___ Data shown
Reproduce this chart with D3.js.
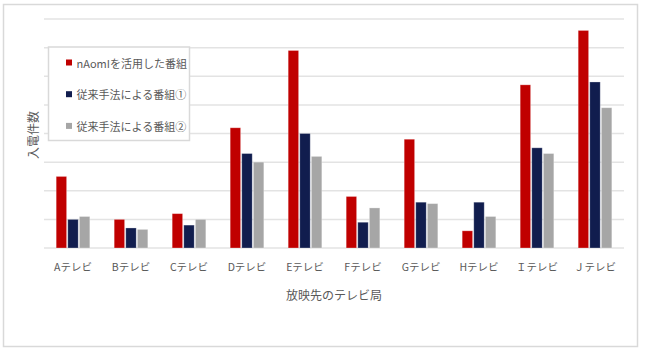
<!DOCTYPE html>
<html>
<head>
<meta charset="utf-8">
<script src="https://cdn.jsdelivr.net/npm/d3@7"></script>
<style>
  body { margin: 0; background: #fff; }
  text { font-family: "Noto Sans CJK JP", "Noto Sans", sans-serif; fill: #595959; }
</style>
</head>
<body>
<script>
// categories and series (values in gridline units)
var stations = ["Aテレビ", "Bテレビ", "Cテレビ", "Dテレビ", "Eテレビ", "Fテレビ", "Gテレビ", "Hテレビ", "Ｉテレビ", "Ｊテレビ"]
var seriesNames = ["nAomIを活用した番組", "従来手法による番組①", "従来手法による番組②"]
var naomi = [2.5, 1.0, 1.2, 4.2, 6.9, 1.8, 3.8, 0.6, 5.7, 7.6]
var trad1 = [1.0, 0.7, 0.8, 3.3, 4.0, 0.9, 1.6, 1.6, 3.5, 5.8]
var trad2 = [1.1, 0.65, 1.0, 3.0, 3.2, 1.4, 1.55, 1.1, 3.3, 4.9]
var yTicks = [0, 1, 2, 3, 4, 5, 6, 7, 8]
var colors = ["#c00000", "#111d4e", "#a6a6a6"]

var width = 647
var height = 356
var plotLeft = 44, plotRight = 624, plotTop = 19, plotBottom = 248

var svg = d3.select("body")
            .append("svg")
            .attr("width", width)
            .attr("height", height)

// outer frame
svg.append("rect")
   .attr("x", 3.5).attr("y", 4.5)
   .attr("width", 634).attr("height", 342)
   .attr("fill", "#fff")
   .attr("stroke", "#d9d9d9")
   .attr("stroke-width", 1.5)

var yScale = d3.scaleLinear()
               .domain([0, 8])
               .range([plotBottom, plotTop])

var x0 = d3.scaleBand()
           .domain(stations)
           .range([plotLeft, plotRight])
           .paddingInner(0.38)
           .paddingOuter(0.19)

var x1 = d3.scaleBand()
           .domain(d3.range(seriesNames.length))
           .range([0, x0.bandwidth()])
           .padding(0.1)

//gridlines
svg.append("g")
   .selectAll("line")
   .data(yTicks)
   .enter()
   .append("line")
   .attr("x1", plotLeft)
   .attr("x2", plotRight)
   .attr("y1", function(d) { return yScale(d) })
   .attr("y2", function(d) { return yScale(d) })
   .attr("stroke", "#e3e3e3")
   .attr("stroke-width", 1.5)

var table = stations.map(function(s, i) {
  return { station: s, values: [naomi[i], trad1[i], trad2[i]] }
})

//bars
var groups = svg.selectAll(".grp")
   .data(table)
   .enter()
   .append("g")
   .attr("class", "grp")
   .attr("transform", function(d) { return "translate(" + x0(d.station) + ",0)" })

groups.selectAll("rect")
   .data(function(d) { return d.values })
   .enter()
   .append("rect")
   .attr("x", function(d, i) { return x1(i) })
   .attr("y", function(d) { return yScale(d) })
   .attr("width", x1.bandwidth())
   .attr("height", function(d) { return yScale(0) - yScale(d) })
   .attr("fill", function(d, i) { return colors[i] })
   .attr("stroke", "#fff")
   .attr("stroke-opacity", 0.35)
   .attr("stroke-width", 0.8)

// x axis labels
var xAxis = d3.axisBottom(x0).tickSize(0).tickPadding(0)
var gx = svg.append("g")
   .attr("transform", "translate(0," + 264 + ")")
   .call(xAxis)
gx.select(".domain").remove()
gx.selectAll("text")
   .attr("font-size", 10.5)
   .attr("font-family", "Noto Sans CJK JP")
   .attr("fill", "#595959")
   .attr("dy", "0.71em")

// axis titles
svg.append("text")
   .attr("x", (plotLeft + plotRight) / 2)
   .attr("y", 294)
   .attr("text-anchor", "middle")
   .attr("dominant-baseline", "central")
   .attr("font-size", 12)
   .text("放映先のテレビ局")

svg.append("text")
   .attr("transform", "translate(32,135) rotate(-90)")
   .attr("text-anchor", "middle")
   .attr("dominant-baseline", "central")
   .attr("font-size", 12)
   .text("入電件数")

// legend
var legend = svg.append("g")
legend.append("rect")
   .attr("x", 48.5).attr("y", 47)
   .attr("width", 141).attr("height", 93.5)
   .attr("fill", "#fff")
   .attr("stroke", "#d9d9d9")
   .attr("stroke-width", 1.5)

var items = legend.selectAll(".item")
   .data(seriesNames)
   .enter()
   .append("g")
   .attr("class", "item")
   .attr("transform", function(d, i) { return "translate(66," + (62.5 + i * 31.7) + ")" })

items.append("rect")
   .attr("x", 0).attr("y", -3)
   .attr("width", 6).attr("height", 6)
   .attr("fill", function(d, i) { return colors[i] })

items.append("text")
   .attr("x", 10.5)
   .attr("y", 0)
   .attr("dominant-baseline", "central")
   .attr("font-size", 11)
   .text(function(d) { return d })
</script>
</body>
</html>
______
§ Exercise aim
Omit the pictures, and quote the material above exactly as given.

§ Worked solution
Reproduce this chart with D3.js.
<!DOCTYPE html>
<html>
<head>
<meta charset="utf-8">
<script src="https://cdn.jsdelivr.net/npm/d3@7"></script>
<style>
  body { margin: 0; background: #fff; }
  text { font-family: "Noto Sans CJK JP", "Noto Sans", sans-serif; fill: #595959; }
</style>
</head>
<body>
<script>
// categories and series (values in gridline units)
var stations = ["Aテレビ", "Bテレビ", "Cテレビ", "Dテレビ", "Eテレビ", "Fテレビ", "Gテレビ", "Hテレビ", "Ｉテレビ", "Ｊテレビ"]
var seriesNames = ["nAomIを活用した番組", "従来手法による番組①", "従来手法による番組②"]
var naomi = [2.5, 1.0, 1.2, 4.2, 6.9, 1.8, 3.8, 0.6, 5.7, 7.6]
var trad1 = [1.0, 0.7, 0.8, 3.3, 4.0, 0.9, 1.6, 1.6, 3.5, 5.8]
var trad2 = [1.1, 0.65, 1.0, 3.0, 3.2, 1.4, 1.55, 1.1, 3.3, 4.9]
var yTicks = [0, 1, 2, 3, 4, 5, 6, 7, 8]
var colors = ["#c00000", "#111d4e", "#a6a6a6"]

var width = 647
var height = 356
var plotLeft = 44, plotRight = 624, plotTop = 19, plotBottom = 248

var svg = d3.select("body")
            .append("svg")
            .attr("width", width)
            .attr("height", height)

// outer frame
svg.append("rect")
   .attr("x", 3.5).attr("y", 4.5)
   .attr("width", 634).attr("height", 342)
   .attr("fill", "#fff")
   .attr("stroke", "#d9d9d9")
   .attr("stroke-width", 1.5)

var yScale = d3.scaleLinear()
               .domain([0, 8])
               .range([plotBottom, plotTop])

var x0 = d3.scaleBand()
           .domain(stations)
           .range([plotLeft, plotRight])
           .paddingInner(0.38)
           .paddingOuter(0.19)

var x1 = d3.scaleBand()
           .domain(d3.range(seriesNames.length))
           .range([0, x0.bandwidth()])
           .padding(0.1)

//gridlines
svg.append("g")
   .selectAll("line")
   .data(yTicks)
   .enter()
   .append("line")
   .attr("x1", plotLeft)
   .attr("x2", plotRight)
   .attr("y1", function(d) { return yScale(d) })
   .attr("y2", function(d) { return yScale(d) })
   .attr("stroke", "#e3e3e3")
   .attr("stroke-width", 1.5)

var table = stations.map(function(s, i) {
  return { station: s, values: [naomi[i], trad1[i], trad2[i]] }
})

//bars
var groups = svg.selectAll(".grp")
   .data(table)
   .enter()
   .append("g")
   .attr("class", "grp")
   .attr("transform", function(d) { return "translate(" + x0(d.station) + ",0)" })

groups.selectAll("rect")
   .data(function(d) { return d.values })
   .enter()
   .append("rect")
   .attr("x", function(d, i) { return x1(i) })
   .attr("y", function(d) { return yScale(d) })
   .attr("width", x1.bandwidth())
   .attr("height", function(d) { return yScale(0) - yScale(d) })
   .attr("fill", function(d, i) { return colors[i] })
   .attr("stroke", "#fff")
   .attr("stroke-opacity", 0.35)
   .attr("stroke-width", 0.8)

// x axis labels
var xAxis = d3.axisBottom(x0).tickSize(0).tickPadding(0)
var gx = svg.append("g")
   .attr("transform", "translate(0," + 264 + ")")
   .call(xAxis)
gx.select(".domain").remove()
gx.selectAll("text")
   .attr("font-size", 10.5)
   .attr("font-family", "Noto Sans CJK JP")
   .attr("fill", "#595959")
   .attr("dy", "0.71em")

// axis titles
svg.append("text")
   .attr("x", (plotLeft + plotRight) / 2)
   .attr("y", 294)
   .attr("text-anchor", "middle")
   .attr("dominant-baseline", "central")
   .attr("font-size", 12)
   .text("放映先のテレビ局")

svg.append("text")
   .attr("transform", "translate(32,135) rotate(-90)")
   .attr("text-anchor", "middle")
   .attr("dominant-baseline", "central")
   .attr("font-size", 12)
   .text("入電件数")

// legend
var legend = svg.append("g")
legend.append("rect")
   .attr("x", 48.5).attr("y", 47)
   .attr("width", 141).attr("height", 93.5)
   .attr("fill", "#fff")
   .attr("stroke", "#d9d9d9")
   .attr("stroke-width", 1.5)

var items = legend.selectAll(".item")
   .data(seriesNames)
   .enter()
   .append("g")
   .attr("class", "item")
   .attr("transform", function(d, i) { return "translate(66," + (62.5 + i * 31.7) + ")" })

items.append("rect")
   .attr("x", 0).attr("y", -3)
   .attr("width", 6).attr("height", 6)
   .attr("fill", function(d, i) { return colors[i] })

items.append("text")
   .attr("x", 10.5)
   .attr("y", 0)
   .attr("dominant-baseline", "central")
   .attr("font-size", 11)
   .text(function(d) { return d })
</script>
</body>
</html>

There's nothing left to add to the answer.